## WHAT THE TASK REQUIRES
Give back the full listing, character for character, with no pictures.

## COLLECTED DATA
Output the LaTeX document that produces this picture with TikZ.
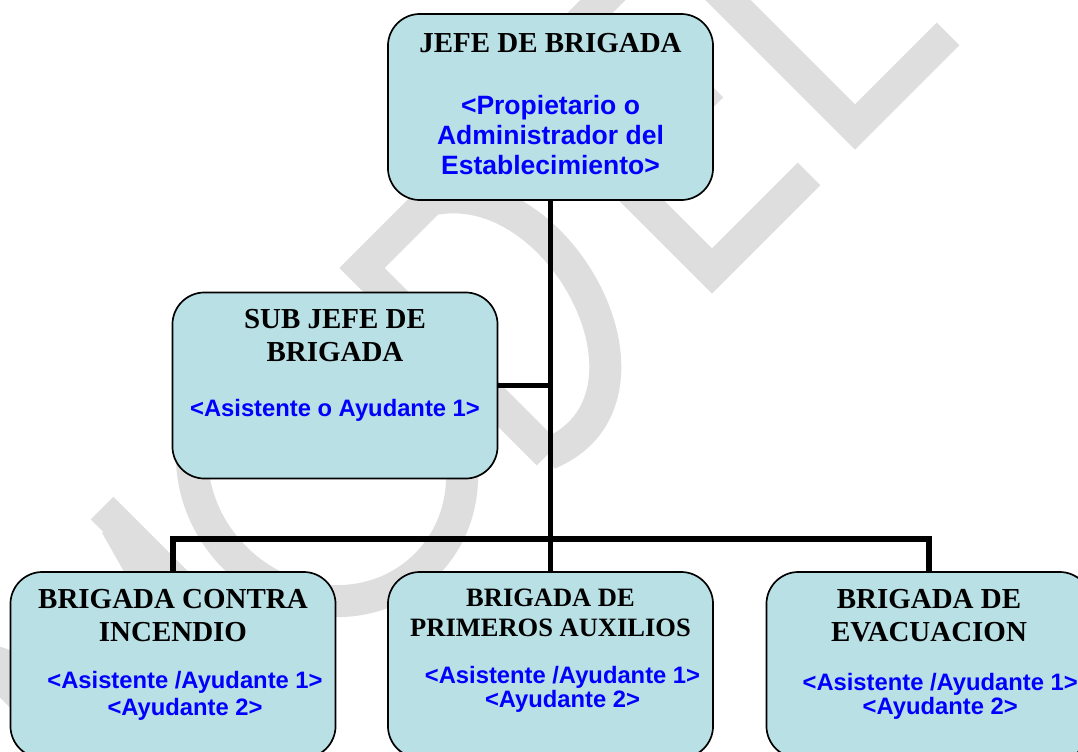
\documentclass[tikz,border=0pt]{standalone}
\usepackage{fontspec}
\setmainfont{Liberation Serif}
\newfontfamily\rolfont{Liberation Sans}
\usepackage{tikz}

\definecolor{cajaazul}{RGB}{185,224,228}
\definecolor{azulrol}{RGB}{0,0,255}

\tikzset{
  cargo/.style={draw, line width=1.2pt, fill=cajaazul, rounded corners=0.8cm,
    minimum width=8.125cm, minimum height=4.65cm, inner sep=0pt},
  titulo/.style={anchor=north, align=center, inner sep=0pt,
    font=\bfseries\fontsize{20.6}{23.8}\selectfont},
  rol/.style={anchor=north, align=center, inner sep=0pt, text=azulrol,
    font=\rolfont\bfseries\fontsize{16.9}{17.3}\selectfont},
  enlace/.style={line width=3.9pt},
  marca/.style={draw=black!13, line width=0.8cm, line join=miter},
}

\begin{document}
\begin{tikzpicture}[x=0.025cm,y=-0.025cm]
\useasboundingbox (0,0) rectangle (1078,751);
\clip (0,0) rectangle (1078,751);

% watermark
\draw[marca] (172,847) -- (-18,657);
\draw[marca] (-10,660) -- (242,748) -- (116,525);
\draw[marca] (102,508) -- (292,698);
\draw[marca, rotate around={45:(327,466)}] (327,466) ellipse [x radius=130, y radius=140];
\draw[marca] (548,454) -- (362,268) -- (430,200) .. controls (560,170) and (680,400) .. (548,454);
\draw[marca] (809,174) -- (712,271) -- (522,81) -- (619,-16);
\draw[marca] (619,178) -- (712,86);
\draw[marca] (665,-63) -- (855,127) -- (948,34);

% boxes
\node[cargo] (jefe) at (550.5,107) {};
\node[cargo] (subjefe) at (335,385.5) {};
\node[cargo] (incendio) at (173,665) {};
\node[cargo] (auxilios) at (550.5,665) {};
\node[cargo] (evacuacion) at (929,665) {};

% connectors
\coordinate (bus) at (550.5,539);
\draw[enlace] (jefe.south) -- (auxilios.north);
\draw[enlace] (incendio.north) |- (bus) -| (evacuacion.north);
\draw[enlace] (subjefe.east) -- (subjefe.east -| jefe.south);

% texts
\node[titulo] (jefe-t) at ([yshift=-0.5cm]jefe.north) {JEFE DE BRIGADA};
\node[rol, font=\rolfont\bfseries\fontsize{18.85}{21.3}\selectfont] (jefe-r)
  at ([yshift=-2.05cm]jefe.north) {<Propietario o\\Administrador del\\Establecimiento>};

\node[titulo, font=\bfseries\fontsize{20.6}{23.5}\selectfont] (subjefe-t)
  at ([yshift=-0.445cm]subjefe.north) {SUB JEFE DE\\BRIGADA};
\node[rol] (subjefe-r) at ([yshift=-2.675cm]subjefe.north) {<Asistente o Ayudante 1>};

\node[titulo] (incendio-t) at ([yshift=-0.445cm]incendio.north) {BRIGADA CONTRA\\INCENDIO};
\node[rol, font=\rolfont\bfseries\fontsize{16.9}{19}\selectfont] (incendio-r)
  at ([xshift=0.3cm,yshift=-2.5cm]incendio.north) {<Asistente /Ayudante 1>\\<Ayudante 2>};

\node[titulo, font=\bfseries\fontsize{18.85}{21.3}\selectfont] (auxilios-t)
  at ([yshift=-0.44cm]auxilios.north) {BRIGADA DE\\PRIMEROS AUXILIOS};
\node[rol] (auxilios-r) at ([xshift=0.3cm,yshift=-2.375cm]auxilios.north) {<Asistente /Ayudante 1>\\<Ayudante 2>};

\node[titulo] (evacuacion-t) at ([yshift=-0.445cm]evacuacion.north) {BRIGADA DE\\EVACUACION};
\node[rol] (evacuacion-r) at ([xshift=0.28cm,yshift=-2.55cm]evacuacion.north) {<Asistente /Ayudante 1>\\<Ayudante 2>};
\end{tikzpicture}
\end{document}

## FINAL RESULT
Output the LaTeX document that produces this picture with TikZ.
\documentclass[tikz,border=0pt]{standalone}
\usepackage{fontspec}
\setmainfont{Liberation Serif}
\newfontfamily\rolfont{Liberation Sans}
\usepackage{tikz}

\definecolor{cajaazul}{RGB}{185,224,228}
\definecolor{azulrol}{RGB}{0,0,255}

\tikzset{
  cargo/.style={draw, line width=1.2pt, fill=cajaazul, rounded corners=0.8cm,
    minimum width=8.125cm, minimum height=4.65cm, inner sep=0pt},
  titulo/.style={anchor=north, align=center, inner sep=0pt,
    font=\bfseries\fontsize{20.6}{23.8}\selectfont},
  rol/.style={anchor=north, align=center, inner sep=0pt, text=azulrol,
    font=\rolfont\bfseries\fontsize{16.9}{17.3}\selectfont},
  enlace/.style={line width=3.9pt},
  marca/.style={draw=black!13, line width=0.8cm, line join=miter},
}

\begin{document}
\begin{tikzpicture}[x=0.025cm,y=-0.025cm]
\useasboundingbox (0,0) rectangle (1078,751);
\clip (0,0) rectangle (1078,751);

% watermark
\draw[marca] (172,847) -- (-18,657);
\draw[marca] (-10,660) -- (242,748) -- (116,525);
\draw[marca] (102,508) -- (292,698);
\draw[marca, rotate around={45:(327,466)}] (327,466) ellipse [x radius=130, y radius=140];
\draw[marca] (548,454) -- (362,268) -- (430,200) .. controls (560,170) and (680,400) .. (548,454);
\draw[marca] (809,174) -- (712,271) -- (522,81) -- (619,-16);
\draw[marca] (619,178) -- (712,86);
\draw[marca] (665,-63) -- (855,127) -- (948,34);

% boxes
\node[cargo] (jefe) at (550.5,107) {};
\node[cargo] (subjefe) at (335,385.5) {};
\node[cargo] (incendio) at (173,665) {};
\node[cargo] (auxilios) at (550.5,665) {};
\node[cargo] (evacuacion) at (929,665) {};

% connectors
\coordinate (bus) at (550.5,539);
\draw[enlace] (jefe.south) -- (auxilios.north);
\draw[enlace] (incendio.north) |- (bus) -| (evacuacion.north);
\draw[enlace] (subjefe.east) -- (subjefe.east -| jefe.south);

% texts
\node[titulo] (jefe-t) at ([yshift=-0.5cm]jefe.north) {JEFE DE BRIGADA};
\node[rol, font=\rolfont\bfseries\fontsize{18.85}{21.3}\selectfont] (jefe-r)
  at ([yshift=-2.05cm]jefe.north) {<Propietario o\\Administrador del\\Establecimiento>};

\node[titulo, font=\bfseries\fontsize{20.6}{23.5}\selectfont] (subjefe-t)
  at ([yshift=-0.445cm]subjefe.north) {SUB JEFE DE\\BRIGADA};
\node[rol] (subjefe-r) at ([yshift=-2.675cm]subjefe.north) {<Asistente o Ayudante 1>};

\node[titulo] (incendio-t) at ([yshift=-0.445cm]incendio.north) {BRIGADA CONTRA\\INCENDIO};
\node[rol, font=\rolfont\bfseries\fontsize{16.9}{19}\selectfont] (incendio-r)
  at ([xshift=0.3cm,yshift=-2.5cm]incendio.north) {<Asistente /Ayudante 1>\\<Ayudante 2>};

\node[titulo, font=\bfseries\fontsize{18.85}{21.3}\selectfont] (auxilios-t)
  at ([yshift=-0.44cm]auxilios.north) {BRIGADA DE\\PRIMEROS AUXILIOS};
\node[rol] (auxilios-r) at ([xshift=0.3cm,yshift=-2.375cm]auxilios.north) {<Asistente /Ayudante 1>\\<Ayudante 2>};

\node[titulo] (evacuacion-t) at ([yshift=-0.445cm]evacuacion.north) {BRIGADA DE\\EVACUACION};
\node[rol] (evacuacion-r) at ([xshift=0.28cm,yshift=-2.55cm]evacuacion.north) {<Asistente /Ayudante 1>\\<Ayudante 2>};
\end{tikzpicture}
\end{document}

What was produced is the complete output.